植松ゆりかは名古屋造形大在籍中の一昨年、「アーツ・チャレンジ2011」に出品した今年23歳のアーティスト。われわれが選んだ若い作家の新作発表を見るのはうれしいことだ。今回もそのときと同じく、クマやネコやパンダのぬいぐるみをキューブ状に固めてスツールにした作品を出している。ファイルを見ると、ぬいぐるみの腹を割いて中身を取り出し、内側にシリコンを塗って固めたらしい。この方法なら生身の動物にも人間にも応用できそうだが、もちろん植松さんはそんなことしない(と思う)。

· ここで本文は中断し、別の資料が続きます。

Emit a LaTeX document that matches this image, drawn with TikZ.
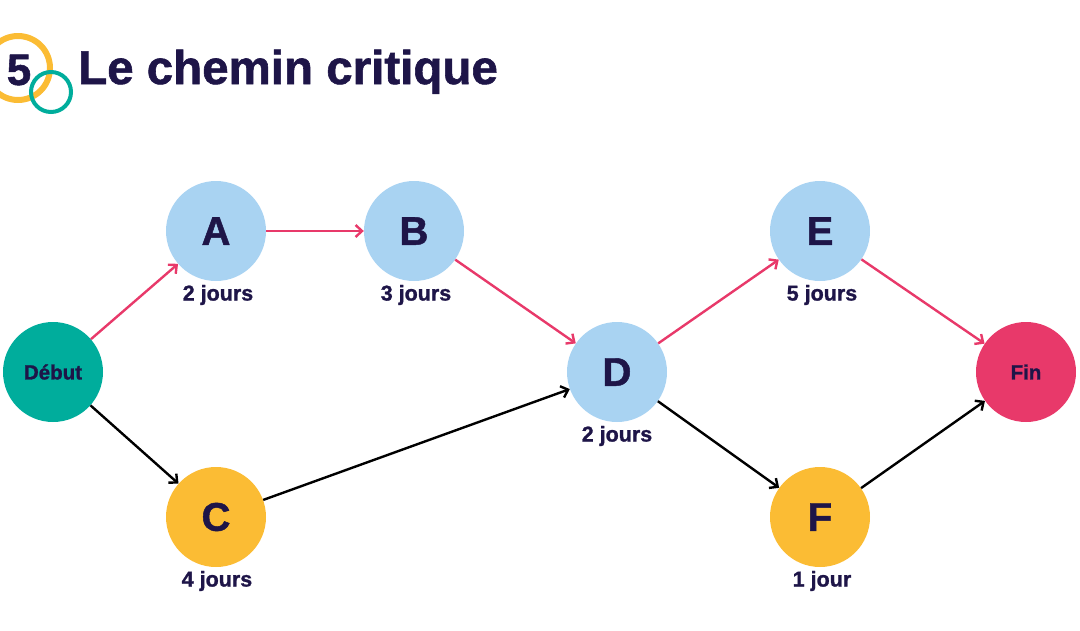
\documentclass[tikz,border=0pt]{standalone}
\usepackage{fontspec}
\setmainfont{Liberation Sans}[BoldFeatures={FakeBold=1.2}]
\usetikzlibrary{arrows.meta}
\definecolor{navy}{HTML}{1E1548}
\definecolor{lblue}{HTML}{A9D3F2}
\definecolor{yel}{HTML}{FBBC34}
\definecolor{teal2}{HTML}{00AD9C}
\definecolor{pink2}{HTML}{E8396A}
\tikzset{
  task/.style={circle, minimum size=100pt, inner sep=0pt, text=navy, font=\fontsize{40}{40}\selectfont\bfseries},
  bluetask/.style={task, fill=lblue},
  yeltask/.style={task, fill=yel},
  endpt/.style={circle, minimum size=100pt, inner sep=0pt, text=navy, font=\fontsize{20.5}{20.5}\selectfont\bfseries},
  dur/.style={text=navy, font=\fontsize{21.5}{21.5}\selectfont\bfseries, inner sep=0pt},
  crit/.style={draw=pink2, line width=2.4pt, -{Straight Barb[length=6.5pt,width=12pt,line width=2.4pt]}},
  norm/.style={draw=black, line width=2.4pt, -{Straight Barb[length=6.5pt,width=12pt,line width=2.4pt]}},
}
\begin{document}
\begin{tikzpicture}[x=1pt,y=-1pt]
\useasboundingbox (0,0) rectangle (1080,630);
\clip (0,0) rectangle (1080,630);
% logo
\draw[yel, line width=6pt] (18,68) circle (32);
\draw[teal2, line width=4pt] (51,92) circle (20);
\node[anchor=base, text=navy, font=\fontsize{44}{44}\selectfont\bfseries, inner sep=0pt] (five) at (19,85) {5};
\node[anchor=base west, text=navy, font=\fontsize{47.5}{47.5}\selectfont\bfseries, inner sep=0pt] (title) at (78,84) {Le chemin critique};
% nodes
\node[endpt, fill=teal2] (deb) at (53,372) {Début};
\node[bluetask] (A) at (216,231) {A};
\node[bluetask] (B) at (414,231) {B};
\node[yeltask] (C) at (216,517) {C};
\node[bluetask] (D) at (617,372) {D};
\node[bluetask] (E) at (820,231) {E};
\node[yeltask] (F) at (820,517) {F};
\node[endpt, fill=pink2] (fin) at (1026,372) {Fin};
% durations
\node[dur] (dA) at (218,295) {2 jours};
\node[dur] (dB) at (416,295) {3 jours};
\node[dur] (dC) at (217,581) {4 jours};
\node[dur] (dD) at (617,436) {2 jours};
\node[dur] (dE) at (822,295) {5 jours};
\node[dur] (dF) at (822,581) {1 jour};
% edges
\draw[crit] (deb) -- (A);
\draw[crit] (A) -- (B);
\draw[crit] (B) -- (D);
\draw[crit] (D) -- (E);
\draw[crit] (E) -- (fin);
\draw[norm] (deb) -- (C);
\draw[norm] (C) -- (D);
\draw[norm] (D) -- (F);
\draw[norm] (F) -- (fin);
\end{tikzpicture}
\end{document}
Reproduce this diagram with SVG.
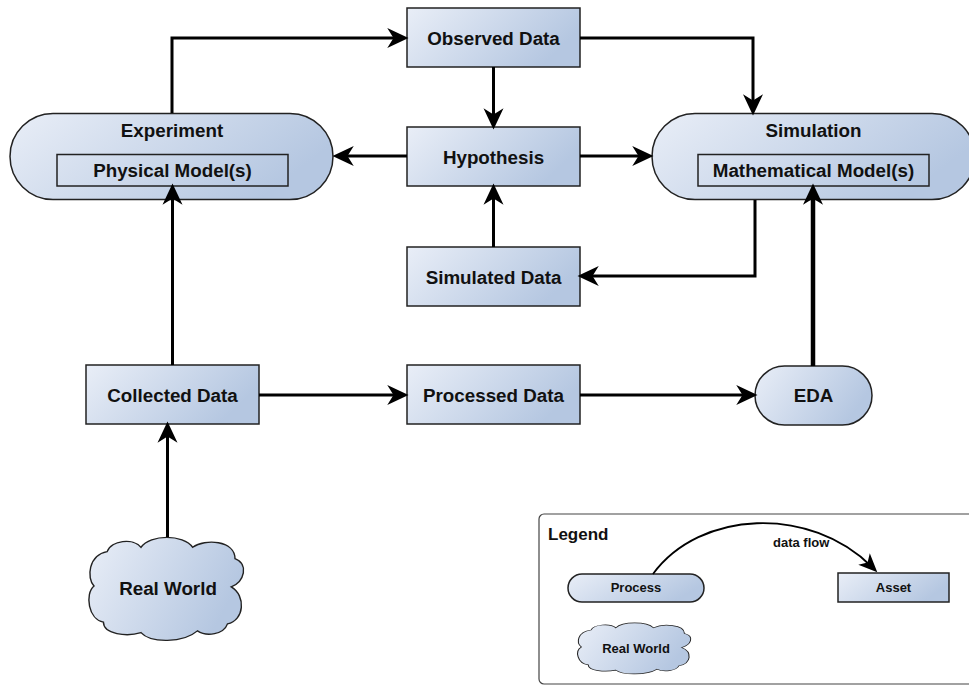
<svg xmlns="http://www.w3.org/2000/svg" width="969" height="686" viewBox="0 0 969 686">
  <defs>
    <linearGradient id="nodeFill" x1="0" y1="0" x2="1" y2="0.35">
      <stop offset="0" stop-color="#e9eef7"/>
      <stop offset="1" stop-color="#b5c7e1"/>
    </linearGradient>
    <!-- concave-backed arrowhead, tip sits 10px past the path end -->
    <marker id="arrow" markerUnits="userSpaceOnUse" markerWidth="30" markerHeight="30" viewBox="-10 -10 24 20" refX="0" refY="0" orient="auto" overflow="visible">
      <path d="M10,0 L-7,-8 L-2,0 L-7,8 Z" fill="#000"/>
    </marker>
    <marker id="arrowSmall" markerUnits="userSpaceOnUse" markerWidth="30" markerHeight="30" viewBox="-10 -10 24 20" refX="0" refY="0" orient="auto" overflow="visible">
      <path d="M6,0 L-9,-6.5 L-5,0 L-9,6.5 Z" fill="#000"/>
    </marker>
    <!-- cloud outline in local units, roughly 160 x 110 -->
    <path id="cloudShape" d="M0,50 C-8,41 -6,15 14,11 C18,-2 42,-5 50,6 C60,-9 95,-9 105,6 C118,-4 150,-2 150,19 C165,25 160,45 146,51 C162,61 160,89 142,93 C138,105 120,108 110,101 C95,115 60,115 50,103 C35,108 10,105 10,91 C-6,88 -10,59 0,50 Z"/>
  </defs>
  <style>
    .node { fill: url(#nodeFill); stroke: #222; stroke-width: 1.5; }
    .inner { fill: none; stroke: #222; stroke-width: 1.5; }
    .label { font-family: "Liberation Sans", Arial, sans-serif; font-weight: bold; font-size: 18.8px; fill: #111; text-anchor: middle; }
    .small { font-family: "Liberation Sans", Arial, sans-serif; font-weight: bold; font-size: 13px; fill: #111; text-anchor: middle; }
    .edge { fill: none; stroke: #000; stroke-width: 3; marker-end: url(#arrow); }
    .edge.heavy { stroke-width: 4.5; }
    .legendEdge { fill: none; stroke: #000; stroke-width: 1.8; marker-end: url(#arrowSmall); }
  </style>

  <rect width="969" height="686" fill="#fff"/>

  <g id="experiment">
    <rect class="node" x="10" y="113.5" width="323" height="86" rx="43" ry="43"/>
    <text class="label" x="172" y="137">Experiment</text>
    <rect class="inner" x="57" y="154.5" width="231" height="31.5"/>
    <text class="label" x="172.5" y="177">Physical Model(s)</text>
  </g>

  <g id="observed-data">
    <rect class="node" x="407" y="8" width="173" height="59"/>
    <text class="label" x="493.5" y="44.5">Observed Data</text>
  </g>

  <g id="hypothesis">
    <rect class="node" x="407" y="127" width="173" height="59"/>
    <text class="label" x="493.5" y="163.5">Hypothesis</text>
  </g>

  <g id="simulation">
    <rect class="node" x="652" y="113.5" width="323" height="86" rx="43" ry="43"/>
    <text class="label" x="813.5" y="137">Simulation</text>
    <rect class="inner" x="698" y="154.5" width="231" height="31.5"/>
    <text class="label" x="813.5" y="177">Mathematical Model(s)</text>
  </g>

  <g id="simulated-data">
    <rect class="node" x="407" y="247" width="173" height="59"/>
    <text class="label" x="493.5" y="283.5">Simulated Data</text>
  </g>

  <g id="collected-data">
    <rect class="node" x="86" y="365" width="173" height="59"/>
    <text class="label" x="172.5" y="401.5">Collected Data</text>
  </g>

  <g id="processed-data">
    <rect class="node" x="407" y="365" width="173" height="59"/>
    <text class="label" x="493.5" y="401.5">Processed Data</text>
  </g>

  <g id="eda">
    <rect class="node" x="755" y="366" width="117" height="59" rx="29.5" ry="29.5"/>
    <text class="label" x="813.5" y="402">EDA</text>
  </g>

  <g id="real-world">
    <use href="#cloudShape" class="node" transform="translate(94,542) scale(0.94,0.88)" style="vector-effect: non-scaling-stroke"/>
    <text class="label" x="168" y="595">Real World</text>
  </g>

  <g id="connectors">
    <path class="edge" d="M172,113 V38 H396"/>
    <path class="edge" d="M493.5,67 V117"/>
    <path class="edge" d="M580,38 H753 V103"/>
    <path class="edge" d="M407,156 H345"/>
    <path class="edge" d="M580,156 H641"/>
    <path class="edge" d="M493.5,247 V196"/>
    <path class="edge" d="M755,200 V276 H590"/>
    <path class="edge" d="M172.5,365 V196"/>
    <path class="edge" d="M259,395 H396"/>
    <path class="edge" d="M580,395 H745"/>
    <path class="edge heavy" d="M813,366 V196"/>
    <path class="edge" d="M167.5,537 V434"/>
  </g>

  <g id="legend">
    <rect x="539" y="514" width="440" height="170" rx="5" ry="5" fill="#fff" stroke="#444" stroke-width="1.2"/>
    <text x="548" y="540" font-family="Liberation Sans, Arial, sans-serif" font-weight="bold" font-size="17" fill="#111">Legend</text>
    <g id="legend-process">
      <rect class="node" x="568" y="574" width="136" height="28" rx="14" ry="14"/>
      <text class="small" x="636" y="592">Process</text>
    </g>
    <g id="legend-asset">
      <rect class="node" x="838" y="573" width="111" height="29"/>
      <text class="small" x="893.5" y="592">Asset</text>
    </g>
    <g id="legend-real-world">
      <use href="#cloudShape" class="node" transform="translate(581.4,625.2) scale(0.687,0.436)" style="vector-effect: non-scaling-stroke"/>
      <text class="small" x="636" y="653">Real World</text>
    </g>
    <path class="legendEdge" d="M653,574 C700,510 810,505 872,567"/>
    <text x="773" y="547" font-family="Liberation Sans, Arial, sans-serif" font-weight="bold" font-size="13" fill="#111">data flow</text>
  </g>
</svg>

そういえば昔アレン・ジョーンズだったか、半裸の女性があられもない格好で椅子にさせられてる彫刻があったなあ。いまだったら会田誠以上にたたかれるだろうと思ってネットで調べてみたら、60年代当時もフェミニストらに嵐のような抗議を浴びせられたらしいが、なんとその作品が3億2000万円で落札されたそうだ。閑話休題。植松さんはほかにも、小さな額縁内に収めた平面状のネズミ(フラットラット?)や、ふとん代わりにとぐろを巻く大蛇を敷いたベッドも出品。これにはあまり寝たくないなあ。

2012/01/26(土)(村田真)

長者町アートアニュアル2012展

会期:2013/01/23~2013/02/03

アートラボあいち[愛知県]

「アートアニュアル」というからこの界隈を拠点とする若いアーティストたちの選抜展かと思ったら、ブブーッ! 大ハズレ。「長者町アートアニュアル」とは展覧会名ではなく、あいちトリエンナーレを機に発足した毎年継続して活動していく組織体の名称なのだ。だから同展も作品展ではなく、KOSUGE1-16による「長者町山車プロジェクト」を中心とする活動報告展だった。それも重要だけどね。

2012/01/26(土)(村田真)

日韓交流展「Histrorical Parade; Images From Elsewhere」

会期:2013/01/09~2013/02/03

アートラボあいち[愛知県]

2階と地下の2フロアを使って日韓11作家の展示。それなりにキャリアを積んだ作家が多いせいか、チャラい作品は少なく、現実と真摯に向き合う姿勢が目についた。たとえばノ・スンテクはいわゆる光州事件を、高橋伸行はハンセン病をテーマにするなど社会問題に対する意識の高さがうかがえる。また、イ・ウォノはテニスコートやサッカーコートの白線をモチーフにすることで、おそらく韓国にとってもっとも切実な境界線(ボーダーライン)の問題を浮かび上がらせる。しかし日韓関係にまで踏み込む作品は少なかった。例外は、藤木正則の《日が昇る海/日が沈む海》という映像インスタレーション。これは日本側からと韓国側から撮影した海の映像を併置したもので、見た目に同じものでも見る角度や立場によってまったく正反対にとらえられることを示している。もう一歩進めて《日本海/東海》とか《竹島/独島》といった作品をつくって議論ができたら、日韓交流も別のステージに進めるかもしれない(し決裂するかもしれない)。